For those unfamiliar with Greek life, it may come as some surprise that Greek organizations are, in fact, a tight ship to run. In addition to philanthropy, Tau Kappa Epsilon also has committees for rush, athletics, finances, house, social, SGA (Student Government Association), and IFC (Interfraternity Council). Furthermore, there are also several official positions: president, vice president, chaplain, historian, secretary, treasurer, sergeant-at-arms, and educator. With so many spots to fill in a fraternity of under 20 members, it’s easy to understand why organizations such as Tau Kappa Epsilon quite literally require all hands on deck to function. 

Even when things are running smoothly, however, outside forces can sometimes rock the boat. Housing has been a huge issue for the fraternity in recent years. The fraternity’s previous house, for example, was much larger than its current residence and was in a more convenient location. However, the house was owned by the university and not Tau Kappa Epsilon. The fraternity was powerless when UE decided that it wanted to build a new residence hall right where the house stood despite being massively in debt, the necessity of which has been questioned not just by the fraternity, but the student body as a whole. As a result, the old house was torn down, and the fraternity was moved into another UE-owned apartment building that was in such bad condition that its basement cannot be used to this day, unless it’s for an 

emergency such as an incoming storm. Despite having this space that cannot be used, TKE still pays UE a rate that is comparable to what other fraternities pay, despite the residences of those organizations being much larger. With the smaller membership that TKE has, they’ve certainly had to be resilient in their continuance to thrive on campus.

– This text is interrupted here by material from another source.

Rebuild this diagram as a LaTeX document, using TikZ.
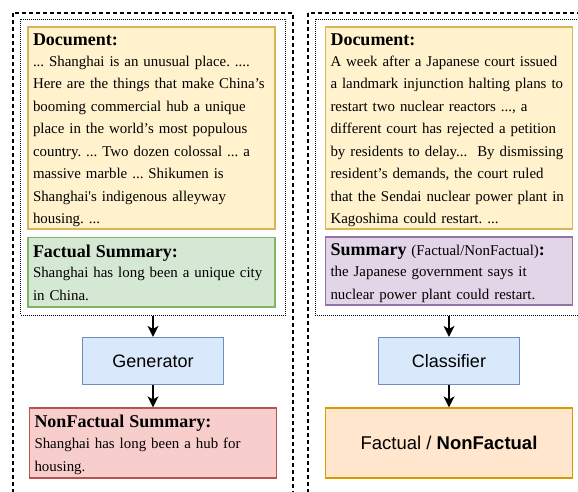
\documentclass[tikz,border=0pt]{standalone}
\usepackage{fontspec}
\setmainfont{Liberation Serif}
\setsansfont{Liberation Sans}
\usetikzlibrary{arrows.meta}
\definecolor{docfill}{HTML}{FFF2CC}
\definecolor{docdraw}{HTML}{D6B656}
\definecolor{factfill}{HTML}{D5E8D4}
\definecolor{factdraw}{HTML}{82B366}
\definecolor{nonfill}{HTML}{F8CECC}
\definecolor{nondraw}{HTML}{B85450}
\definecolor{sumfill}{HTML}{E1D5E7}
\definecolor{sumdraw}{HTML}{9673A6}
\definecolor{modfill}{HTML}{DAE8FC}
\definecolor{moddraw}{HTML}{6C8EBF}
\definecolor{outfill}{HTML}{FFE6CC}
\definecolor{outdraw}{HTML}{D79B00}
\newcommand{\boxhead}[1]{\rule{0pt}{17.5pt}{\bfseries\fontsize{18}{22.5}\selectfont #1}}
\newcommand{\boxend}{\rule[-4.5pt]{0pt}{0pt}}
\tikzset{>={Stealth[length=11pt,width=11pt,inset=3pt]}}

\begin{document}
\frenchspacing
\begin{tikzpicture}[x=1pt, y=-1pt,
    panel/.style={draw, line width=1.2pt, dash pattern=on 4pt off 3pt},
    group/.style={draw, line width=1pt, dash pattern=on 1pt off 1pt, minimum height=296pt},
    textbox/.style={draw, line width=1.2pt, text width=237pt, inner xsep=5pt, inner ysep=0pt,
        align=left, font=\fontsize{14.9}{22.5}\selectfont\frenchspacing},
    docbox/.style={textbox, fill=docfill, draw=docdraw, minimum height=202pt},
    factbox/.style={textbox, fill=factfill, draw=factdraw, minimum height=69.7pt},
    nonbox/.style={textbox, fill=nonfill, draw=nondraw, minimum height=70pt},
    sumbox/.style={textbox, fill=sumfill, draw=sumdraw, minimum height=68pt},
    model/.style={draw=moddraw, fill=modfill, line width=1.2pt, minimum width=141pt,
        minimum height=47pt, font=\sffamily\fontsize{18}{22}\selectfont},
    outbox/.style={draw=outdraw, fill=outfill, line width=1.2pt, minimum width=247pt,
        minimum height=70pt, font=\sffamily\fontsize{18.5}{22}\selectfont},
    flow/.style={->, line width=1.5pt}]
    \useasboundingbox (0,0) rectangle (578,491);
    \clip (0,0) rectangle (578,491);
    % outer panels
    \draw[panel] (13,13) rectangle (293,520);
    \draw[panel] (308,13) rectangle (620,520);
    % left: generation
    \node[docbox] (docA) at (151.5,128) {\boxhead{Document:}\\[-1.8pt]
        ... Shanghai is an unusual place. ....\\
        Here are the things that make China’s\\
        booming commercial hub a unique\\
        place in the world’s most populous\\
        country. ... Two dozen colossal ... a\\
        massive marble ... Shikumen is\\
        Shanghai\textquotesingle s indigenous alleyway\\
        housing. ...\boxend};
    \node[factbox] (factA) at (151.5,272.2) {\boxhead{Factual Summary:}\\[-1.8pt]
        Shanghai has long been a unique city\\
        in China.\boxend};
    \node[group, minimum width=265pt] (inA) at (153,167) {};
    \node[model] (gen) at (153,361) {Generator};
    \node[nonbox] (nonA) at (153,443) {\boxhead{NonFactual Summary:}\\[-1.8pt]
        Shanghai has long been a hub for\\
        housing.\boxend};
    \draw[flow] (inA.south) -- (gen.north);
    \draw[flow] (gen.south) -- (nonA.north);
    % right: classification
    \node[docbox] (docB) at (449,128) {\boxhead{Document:}\\[-1.8pt]
        A week after a Japanese court issued\\
        a landmark injunction halting plans to\\
        restart two nuclear reactors ..., a\\
        different court has rejected a petition\\
        by residents to delay... \ By dismissing\\
        resident’s demands, the court ruled\\
        that the Sendai nuclear power plant in\\
        Kagoshima could restart. ...\boxend};
    \node[sumbox] (sumB) at (449,271) {\boxhead{Summary} (Factual/NonFactual){\bfseries\fontsize{18}{22.5}\selectfont :}\\[-1.8pt]
        the Japanese government says it\\
        nuclear power plant could restart.\boxend};
    \node[group, minimum width=268pt] (inB) at (449,167) {};
    \node[model] (cls) at (449,361) {Classifier};
    \node[outbox] (outB) at (449,443) {Factual / \textbf{NonFactual}};
    \draw[flow] (inB.south) -- (cls.north);
    \draw[flow] (cls.south) -- (outB.north);
\end{tikzpicture}
\end{document}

“In recent years, we’ve definitely struggled with size and the amount of money we bring in versus the other chapters,” said Treasurer Allen Hungate on TKE’s recent challenges. “A lot of them have nicer things and nicer abilities, and have more knowledge and backlogs of alumni for support. We’ve lost track of a lot of contact, and so we’re heavily back in a rebuilding phase. Right now, we’re trying to reconnect with our alumni. There are still many brothers who we’re proud to call alumni who are willing to sit down with us, guide us, and just be a part of the chapter even when they’re no longer in college. Other than that, we’re still trying to reach out and continue to appeal to students that come into the university, just like everyone else.”

TKE Zeta-Beta isn’t blind to its struggles. But it should be noted that overcoming some of the hardships that they’ve already endured took a lot of grit and vigor. While incoming freshmen, if they’re interested in Greek life to begin with, might be more inclined to look towards the larger fraternity houses that flank Weinbach, Tau Kappa Epsilon shines by being an outlier. An alternative organization for those who might want an alternative experience. Where they lack in numbers and finances, they more than make up for in their three core values; Love, Charity, and Esteem. These values are exercised daily and extended towards everyone who enters the TKE house, Teke or not. Furthermore, Tau Kappa Epsilon acknowledges that different organizations are suitable for different people, and that there’s no one-size-fits-all solution when it comes to Greek life. After all, the point of a brotherhood is to build up both the individual and the others around him, which can be accomplished in many different ways.

“If you don’t know which fraternity to join, look for some real people,” Vice President Foust said in closing. “If you go somewhere and your gut instinct tells you it’s fake, trust it. Take six months to truly get to know these people before you spend the next four years of your life with them.”